図書館閉鎖抗議で本棚が空に、住民が一丸となって1万6,000冊の本借りる。

2011/01/20 20:13 Written by Narinari.com編集部

このエントリーをはてなブックマークに追加


多くの人が趣味や勉強のために利用するだけでなく、時には憩いの場としても活用される図書館。市民にとっては重要な公共施設ではあるが、財政難に陥った自治体が縮小や閉鎖という道を選択することもある。英国のある街では財政の悪化により、年内での図書館閉鎖を検討せざるを得ない状況になったそう。しかし、この計画に「待った」をかけるべく、一部の住民たちがFacebookやメールで抗議活動を呼び掛けた。その結果、図書館にあった約1万6,000冊の本が借りられ、本棚がすっからかんの状態になったという。

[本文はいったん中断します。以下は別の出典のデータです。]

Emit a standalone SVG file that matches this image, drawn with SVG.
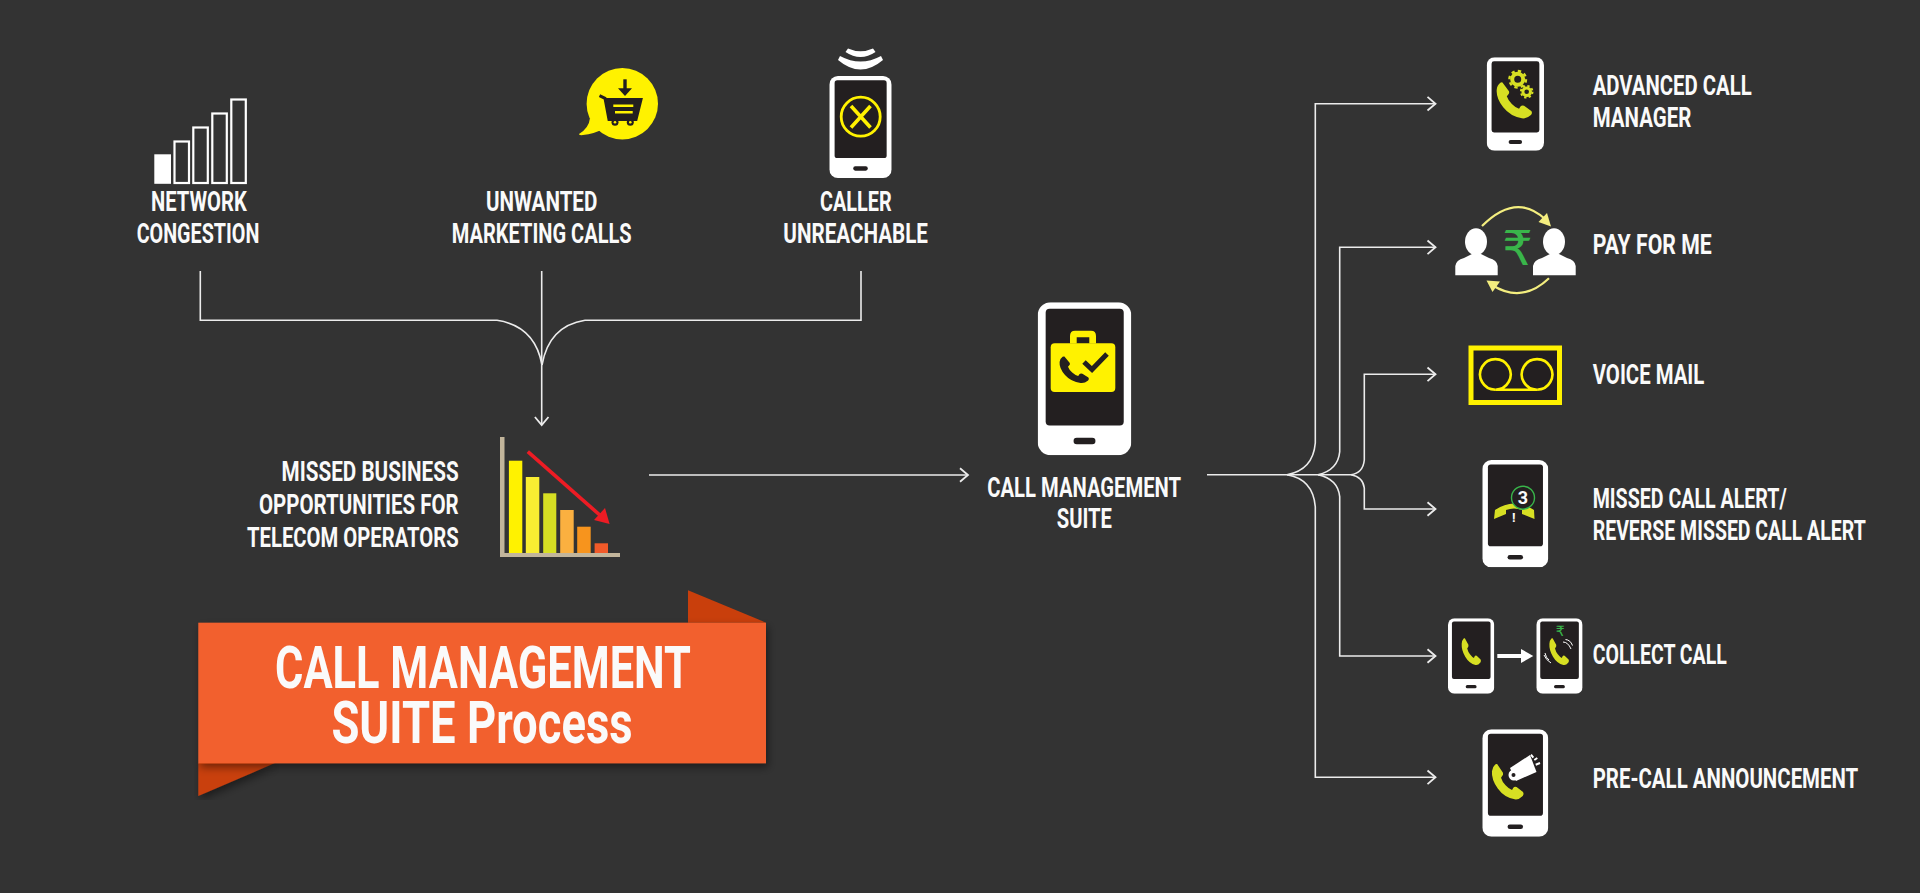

話題を呼んでいるのは、英南部ミルトンケインズにあるストーニー・ストラトフォード図書館。複数の村や町が合併して1967年にできたこの街には10の図書館があるが、街は予算規模の縮小を迫られ、図書館の運営縮小も検討課題の1つになった。現段階では、10か所の図書館のうち2か所の年内閉鎖を検討しており、2月22日に開かれる議会で予算案が可決されればこの計画も決定されるという。その閉鎖候補に挙がった2か所の中に含まれていたのが、ストーニー・ストラトフォード図書館だ。

この計画に「黙っていては手遅れになる」(英紙ガーディアンより)と、住民による抗議活動がスタート。昨年12月、この地区に住む6,000人の住民に、計画への不満がつづられた手紙が配られたほか、Facebookでは「1月15日の閉館時刻までに図書館の本棚を空にしよう」と抗議活動への参加が呼び掛けられた。この抗議活動は、図書館の貸出制限となる15冊を1週間借り続けるというものだ。

すると、Facebookの呼び掛けにたくさんの支持が集まり、活動を開始する予定の1月12日を待たずして多くの住民が図書館へ殺到。約1万6,000冊ある図書館の本は「1時間に平均378冊」という勢いで借りられていき、1月13日までに本棚は空っぽの状態になった。

現在のところさらなる抗議活動は予定されていないというが、住民たちが一丸となった活動は、予算案を決定するミルトンケインズ市議会に対する大きなアピールとなったことは間違いない。「行政は図書館のサービスを広げて、もっと多くの人を呼びこむ方法を見つけるべき」(ガーディアン紙より)と訴える声が届くのか、住民たちは固唾を飲んで2月に出る結論を待っていることだろう。